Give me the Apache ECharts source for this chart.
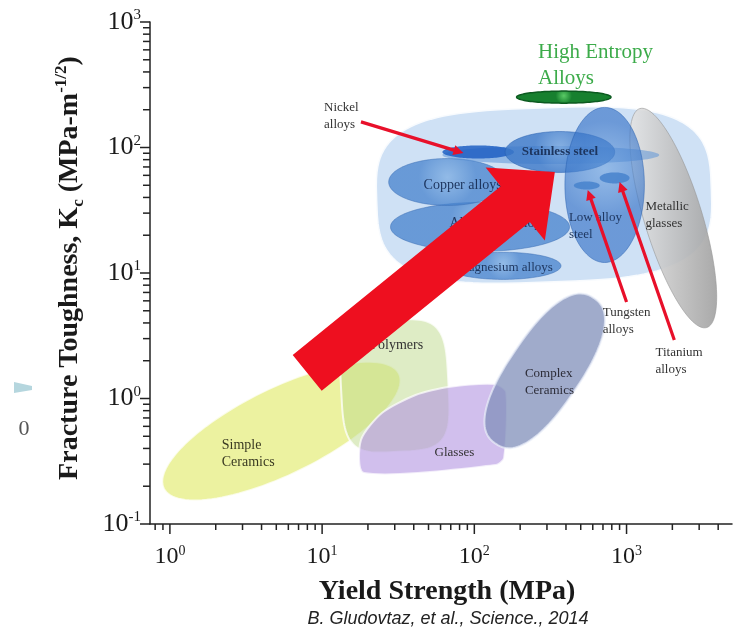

· · ·

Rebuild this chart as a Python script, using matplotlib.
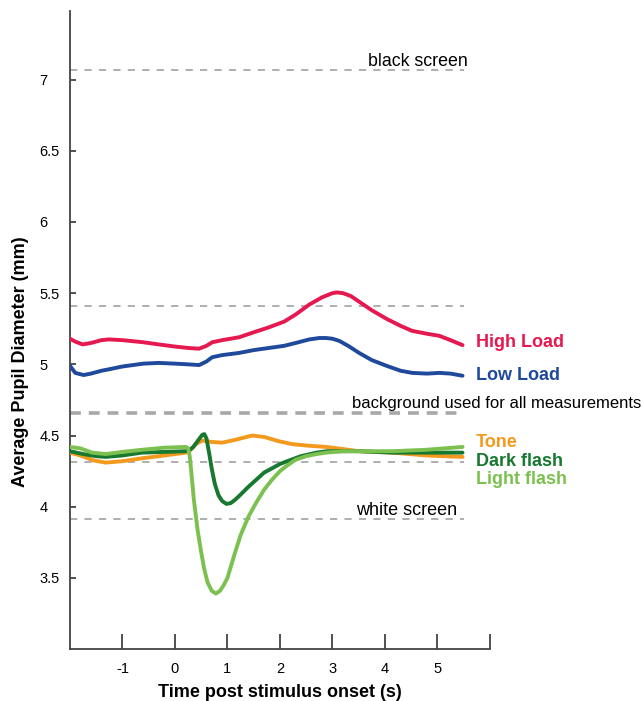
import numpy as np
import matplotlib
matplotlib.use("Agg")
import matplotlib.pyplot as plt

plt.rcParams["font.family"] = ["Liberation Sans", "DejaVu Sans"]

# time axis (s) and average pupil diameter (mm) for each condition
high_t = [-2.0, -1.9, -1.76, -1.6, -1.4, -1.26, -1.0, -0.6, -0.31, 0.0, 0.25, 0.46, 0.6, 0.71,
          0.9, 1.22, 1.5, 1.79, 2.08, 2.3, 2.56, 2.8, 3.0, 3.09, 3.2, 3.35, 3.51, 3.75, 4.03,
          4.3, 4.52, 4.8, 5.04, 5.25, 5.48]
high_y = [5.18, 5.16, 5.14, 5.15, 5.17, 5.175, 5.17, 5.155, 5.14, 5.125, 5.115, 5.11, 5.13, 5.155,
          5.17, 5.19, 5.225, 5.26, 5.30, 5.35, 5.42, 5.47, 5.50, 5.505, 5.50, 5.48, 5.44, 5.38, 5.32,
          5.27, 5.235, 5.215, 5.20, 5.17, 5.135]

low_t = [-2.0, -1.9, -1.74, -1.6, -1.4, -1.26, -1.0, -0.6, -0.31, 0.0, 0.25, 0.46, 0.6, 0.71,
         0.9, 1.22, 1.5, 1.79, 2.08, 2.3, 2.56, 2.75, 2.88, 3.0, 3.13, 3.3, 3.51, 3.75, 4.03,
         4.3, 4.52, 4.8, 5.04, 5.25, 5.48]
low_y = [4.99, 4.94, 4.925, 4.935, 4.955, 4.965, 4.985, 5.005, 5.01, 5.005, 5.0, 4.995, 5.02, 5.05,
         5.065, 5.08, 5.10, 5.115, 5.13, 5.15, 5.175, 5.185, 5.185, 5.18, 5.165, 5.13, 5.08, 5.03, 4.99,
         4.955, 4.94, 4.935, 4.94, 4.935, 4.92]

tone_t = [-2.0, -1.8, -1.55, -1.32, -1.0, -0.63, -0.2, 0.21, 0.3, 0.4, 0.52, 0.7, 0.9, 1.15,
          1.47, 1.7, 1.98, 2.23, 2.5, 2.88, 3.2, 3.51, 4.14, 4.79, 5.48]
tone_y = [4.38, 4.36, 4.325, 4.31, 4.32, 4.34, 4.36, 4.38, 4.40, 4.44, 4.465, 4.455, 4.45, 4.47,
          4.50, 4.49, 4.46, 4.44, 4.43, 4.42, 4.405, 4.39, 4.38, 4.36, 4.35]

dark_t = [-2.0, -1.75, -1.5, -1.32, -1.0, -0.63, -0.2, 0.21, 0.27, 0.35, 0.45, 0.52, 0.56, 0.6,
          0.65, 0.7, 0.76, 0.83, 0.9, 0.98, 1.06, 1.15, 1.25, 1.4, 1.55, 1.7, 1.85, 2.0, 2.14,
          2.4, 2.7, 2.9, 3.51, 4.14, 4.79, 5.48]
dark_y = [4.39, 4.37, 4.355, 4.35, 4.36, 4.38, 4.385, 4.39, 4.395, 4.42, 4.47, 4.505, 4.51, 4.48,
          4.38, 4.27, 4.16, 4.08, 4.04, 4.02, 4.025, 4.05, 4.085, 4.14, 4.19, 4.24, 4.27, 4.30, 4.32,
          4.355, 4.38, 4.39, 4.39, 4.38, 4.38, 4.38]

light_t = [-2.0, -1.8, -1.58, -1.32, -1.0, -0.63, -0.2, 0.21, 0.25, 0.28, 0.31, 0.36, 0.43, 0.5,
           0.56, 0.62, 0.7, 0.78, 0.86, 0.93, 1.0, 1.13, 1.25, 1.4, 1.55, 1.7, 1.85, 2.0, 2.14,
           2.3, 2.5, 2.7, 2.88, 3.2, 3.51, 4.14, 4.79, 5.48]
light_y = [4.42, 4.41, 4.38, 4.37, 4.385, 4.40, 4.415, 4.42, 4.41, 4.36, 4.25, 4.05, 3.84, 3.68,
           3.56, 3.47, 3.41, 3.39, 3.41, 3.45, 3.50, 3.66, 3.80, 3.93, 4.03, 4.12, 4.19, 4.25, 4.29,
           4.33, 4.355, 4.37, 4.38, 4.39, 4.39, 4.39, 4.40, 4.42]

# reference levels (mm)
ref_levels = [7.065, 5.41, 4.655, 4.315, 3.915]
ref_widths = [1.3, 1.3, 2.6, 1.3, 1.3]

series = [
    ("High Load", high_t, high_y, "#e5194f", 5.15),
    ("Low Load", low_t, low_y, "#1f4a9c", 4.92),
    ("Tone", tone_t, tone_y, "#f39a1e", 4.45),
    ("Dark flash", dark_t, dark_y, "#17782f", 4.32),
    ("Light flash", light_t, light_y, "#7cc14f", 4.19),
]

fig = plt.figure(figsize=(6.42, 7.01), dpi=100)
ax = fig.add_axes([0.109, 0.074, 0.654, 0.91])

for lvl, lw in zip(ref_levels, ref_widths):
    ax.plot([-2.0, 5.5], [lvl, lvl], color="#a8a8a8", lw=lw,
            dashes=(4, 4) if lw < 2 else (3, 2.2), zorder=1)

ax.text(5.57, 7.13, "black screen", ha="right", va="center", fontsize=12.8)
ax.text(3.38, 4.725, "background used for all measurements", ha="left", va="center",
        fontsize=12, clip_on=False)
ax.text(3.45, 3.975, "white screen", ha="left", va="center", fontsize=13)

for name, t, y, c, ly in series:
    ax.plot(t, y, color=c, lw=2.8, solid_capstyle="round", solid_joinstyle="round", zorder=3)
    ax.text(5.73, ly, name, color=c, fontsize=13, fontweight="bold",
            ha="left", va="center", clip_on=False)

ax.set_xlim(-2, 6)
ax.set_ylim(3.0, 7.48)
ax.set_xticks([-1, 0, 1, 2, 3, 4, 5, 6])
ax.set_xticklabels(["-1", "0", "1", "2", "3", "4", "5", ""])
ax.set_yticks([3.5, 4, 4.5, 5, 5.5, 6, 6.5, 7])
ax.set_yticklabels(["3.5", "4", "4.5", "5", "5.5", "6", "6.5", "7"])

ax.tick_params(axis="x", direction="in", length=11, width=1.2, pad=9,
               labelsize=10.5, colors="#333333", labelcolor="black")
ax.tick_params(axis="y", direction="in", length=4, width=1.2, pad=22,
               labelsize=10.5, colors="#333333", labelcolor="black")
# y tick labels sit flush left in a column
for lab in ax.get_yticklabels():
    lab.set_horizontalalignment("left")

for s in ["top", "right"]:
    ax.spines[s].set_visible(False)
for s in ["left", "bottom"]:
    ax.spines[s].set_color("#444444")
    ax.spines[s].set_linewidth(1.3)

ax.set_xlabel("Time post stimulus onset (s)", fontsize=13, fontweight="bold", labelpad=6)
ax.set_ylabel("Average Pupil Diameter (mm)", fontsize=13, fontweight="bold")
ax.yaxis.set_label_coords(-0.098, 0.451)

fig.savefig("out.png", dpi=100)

· · ·

Look above for the line with "Rebuild this chart", then print it and each line after it down to and including the line with "4.38, 4.36, 4.35]". Leave out the pictures and keep the wording exact.

EXERCISE OUTPUT:
Rebuild this chart as a Python script, using matplotlib.
import numpy as np
import matplotlib
matplotlib.use("Agg")
import matplotlib.pyplot as plt

plt.rcParams["font.family"] = ["Liberation Sans", "DejaVu Sans"]

# time axis (s) and average pupil diameter (mm) for each condition
high_t = [-2.0, -1.9, -1.76, -1.6, -1.4, -1.26, -1.0, -0.6, -0.31, 0.0, 0.25, 0.46, 0.6, 0.71,
          0.9, 1.22, 1.5, 1.79, 2.08, 2.3, 2.56, 2.8, 3.0, 3.09, 3.2, 3.35, 3.51, 3.75, 4.03,
          4.3, 4.52, 4.8, 5.04, 5.25, 5.48]
high_y = [5.18, 5.16, 5.14, 5.15, 5.17, 5.175, 5.17, 5.155, 5.14, 5.125, 5.115, 5.11, 5.13, 5.155,
          5.17, 5.19, 5.225, 5.26, 5.30, 5.35, 5.42, 5.47, 5.50, 5.505, 5.50, 5.48, 5.44, 5.38, 5.32,
          5.27, 5.235, 5.215, 5.20, 5.17, 5.135]

low_t = [-2.0, -1.9, -1.74, -1.6, -1.4, -1.26, -1.0, -0.6, -0.31, 0.0, 0.25, 0.46, 0.6, 0.71,
         0.9, 1.22, 1.5, 1.79, 2.08, 2.3, 2.56, 2.75, 2.88, 3.0, 3.13, 3.3, 3.51, 3.75, 4.03,
         4.3, 4.52, 4.8, 5.04, 5.25, 5.48]
low_y = [4.99, 4.94, 4.925, 4.935, 4.955, 4.965, 4.985, 5.005, 5.01, 5.005, 5.0, 4.995, 5.02, 5.05,
         5.065, 5.08, 5.10, 5.115, 5.13, 5.15, 5.175, 5.185, 5.185, 5.18, 5.165, 5.13, 5.08, 5.03, 4.99,
         4.955, 4.94, 4.935, 4.94, 4.935, 4.92]

tone_t = [-2.0, -1.8, -1.55, -1.32, -1.0, -0.63, -0.2, 0.21, 0.3, 0.4, 0.52, 0.7, 0.9, 1.15,
          1.47, 1.7, 1.98, 2.23, 2.5, 2.88, 3.2, 3.51, 4.14, 4.79, 5.48]
tone_y = [4.38, 4.36, 4.325, 4.31, 4.32, 4.34, 4.36, 4.38, 4.40, 4.44, 4.465, 4.455, 4.45, 4.47,
          4.50, 4.49, 4.46, 4.44, 4.43, 4.42, 4.405, 4.39, 4.38, 4.36, 4.35]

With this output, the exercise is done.